In the Catholic faith, we recognize what Jacques Maritain called “degrees of knowledge.” There are different ways of thinking about reality: empirical, mathematical, metaphysical, mystical, and so on; and there is an objective hierarchy that exists within those degrees. Each aspect of this hierarchy is not walled off from the others; rather, there is an organic unity among them. This is because God is the author of all truth, and as Pope Benedict rightly reminded us in his famous (and controversial) Regensburg Address, “Not to act reasonably, not to act with logos, is contrary to the nature of God.” Thus, it is against God’s nature to contradict himself.

This is why, as Christians, we cannot ignore or reject the epistemological importance of scientific thinking. The scientific method allows us to peer into God’s handiwork and see his divine wisdom and beauty concretely manifest—though imperfectly borne by the finite. We also consistently remember that science is a perpetually changing and inferential enterprise. Science does not deal in certitudes. There is no perfect science.

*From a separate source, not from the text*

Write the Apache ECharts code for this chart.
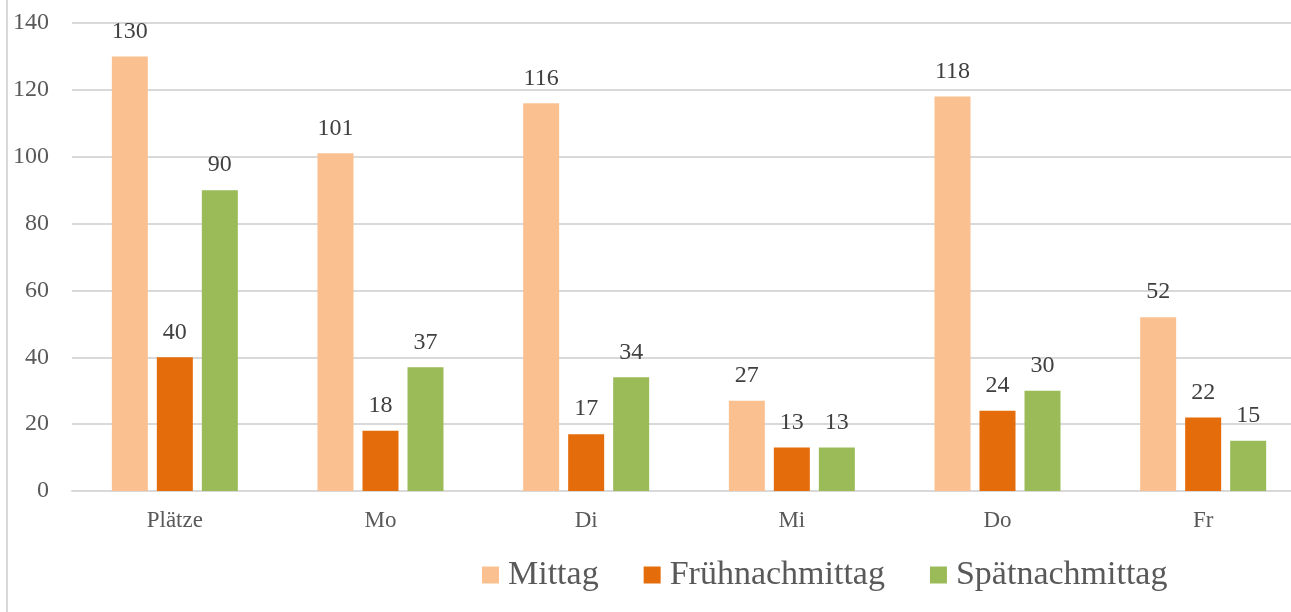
<!DOCTYPE html>
<html>
    <head>
        <meta charset="UTF-8" />
        <script src="https://cdn.jsdelivr.net/npm/echarts@6/dist/echarts.min.js"></script>
    </head>
    <body style="margin:0; overflow:hidden">
        <div id="main" style="width: 1320px; height: 612px"></div>
        <script type="text/javascript">
            var categories = ['Plätze', 'Mo', 'Di', 'Mi', 'Do', 'Fr'];
            var mittag = [130, 101, 116, 27, 118, 52];
            var fruehnachmittag = [40, 18, 17, 13, 24, 22];
            var spaetnachmittag = [90, 37, 34, 13, 30, 15];

            var chartDom = document.getElementById('main');
            var myChart = echarts.init(chartDom);
            var font = 'Liberation Serif';

            // Beschriftung über den Balken
            var labelStyle = {
                show: true,
                position: 'top',
                distance: 13,
                color: '#404040',
                fontFamily: font,
                fontSize: 24
            };

            var option = {
                animation: false,
                backgroundColor: '#fff',
                grid: {
                    left: 72,
                    top: 23,
                    width: 1234,
                    height: 468
                },
                legend: {
                    top: 558,
                    left: 482,
                    padding: 0,
                    itemWidth: 17,
                    itemHeight: 17,
                    itemGap: 45,
                    icon: 'rect',
                    textStyle: {
                        color: '#595959',
                        fontFamily: font,
                        fontSize: 34,
                        padding: [0, 0, 0, 4]
                    },
                    data: ['Mittag', 'Frühnachmittag', 'Spätnachmittag']
                },
                xAxis: {
                    type: 'category',
                    data: categories,
                    axisLine: { lineStyle: { color: '#d9d9d9', width: 2 } },
                    axisTick: { show: false },
                    axisLabel: {
                        color: '#595959',
                        fontFamily: font,
                        fontSize: 23,
                        margin: 18
                    }
                },
                yAxis: {
                    type: 'value',
                    min: 0,
                    max: 140,
                    interval: 20,
                    axisLine: { show: false },
                    axisTick: { show: false },
                    splitLine: { lineStyle: { color: '#d9d9d9', width: 2 } },
                    axisLabel: {
                        color: '#595959',
                        fontFamily: font,
                        fontSize: 24,
                        margin: 23
                    }
                },
                series: [
                    {
                        name: 'Mittag',
                        type: 'bar',
                        barWidth: 36,
                        barGap: '25%',
                        itemStyle: { color: '#fac090' },
                        label: labelStyle,
                        data: mittag
                    },
                    {
                        name: 'Frühnachmittag',
                        type: 'bar',
                        barWidth: 36,
                        barGap: '25%',
                        itemStyle: { color: '#e46c0a' },
                        label: labelStyle,
                        data: fruehnachmittag
                    },
                    {
                        name: 'Spätnachmittag',
                        type: 'bar',
                        barWidth: 36,
                        barGap: '25%',
                        itemStyle: { color: '#9bbb59' },
                        label: labelStyle,
                        data: spaetnachmittag
                    }
                ],
                graphic: [
                    {
                        type: 'line',
                        shape: { x1: 7, y1: 0, x2: 7, y2: 612 },
                        style: { stroke: '#d9d9d9', lineWidth: 2 }
                    }
                ]
            };

            option && myChart.setOption(option);
        </script>
    </body>
</html>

Nonetheless, the Catholic venerates the physical sciences for what they can and do teach us about ourselves and the rest of God’s creation, and implicitly, about the creative mind of God. 

St. John Henry Newman was a chief exemplar of the Catholic attitude toward science. Consider the following comments concerning Darwin’s theory of evolution in a well-known private letter he penned to a fellow clergyman in 1868: 

As to the Divine Design, is it not an instance of incomprehensibly and infinitely marvellous Wisdom and Design to have given certain laws to matter millions of ages ago, which have surely and precisely worked out, in the long course of those ages, those effects which He from the first proposed. Mr Darwin’s theory need not then to be atheistical, be it true or not; it may simply be suggesting a larger idea of Divine Prescience and Skill. 

In these words, we see a synthesis of the Catholic spirituality and a genuinely scientific attitude. Newman does not pledge that Darwin is right. He is not prepared to make such a commitment (nor is he precluding himself from doing so at a later time). But he recognizes that, nonetheless, even those scientific theories that seem on their face “atheistical” may indeed be discovered to be quite the opposite.

Many Christians and other religious believers would, of course, be scandalized by the above words from Newman. But that is because they do not assume the Catholic position. Or they do not think beyond the surface of his words, about the nature of God nor about the nature of science, given who God is. And this brings us back to my original point. Religion is not a thing but a category—and a mighty broad and diverse category at that.

But the Catholic religion is something particular. It bears a specific identity, and it is manifest in the world we experience; and it is not in conflict with science. It could not be, given what the Catholic Church teaches God to be. Catholicism cannot in principle be in conflict with science, for the Catholic Church has always understood that this one world, in all of its layers of intelligibility, is created by one and the same Logos who is always thinking each and every layer into existence at every moment. It is against this God’s nature to contradict himself, and from this divine mind has the human mind been born. The world studied through the scientific lens is, as Cardinal Ratzinger writes, “being . . . being-thought.” As such, no true way of knowing can ever be opposed to any other true way of knowing. True science can never be in conflict with true religion. But this is not the claim of “religion in general.” Nor could it be, because “religion in general” claims nothing. Rather, this is the careful claim of Catholicism.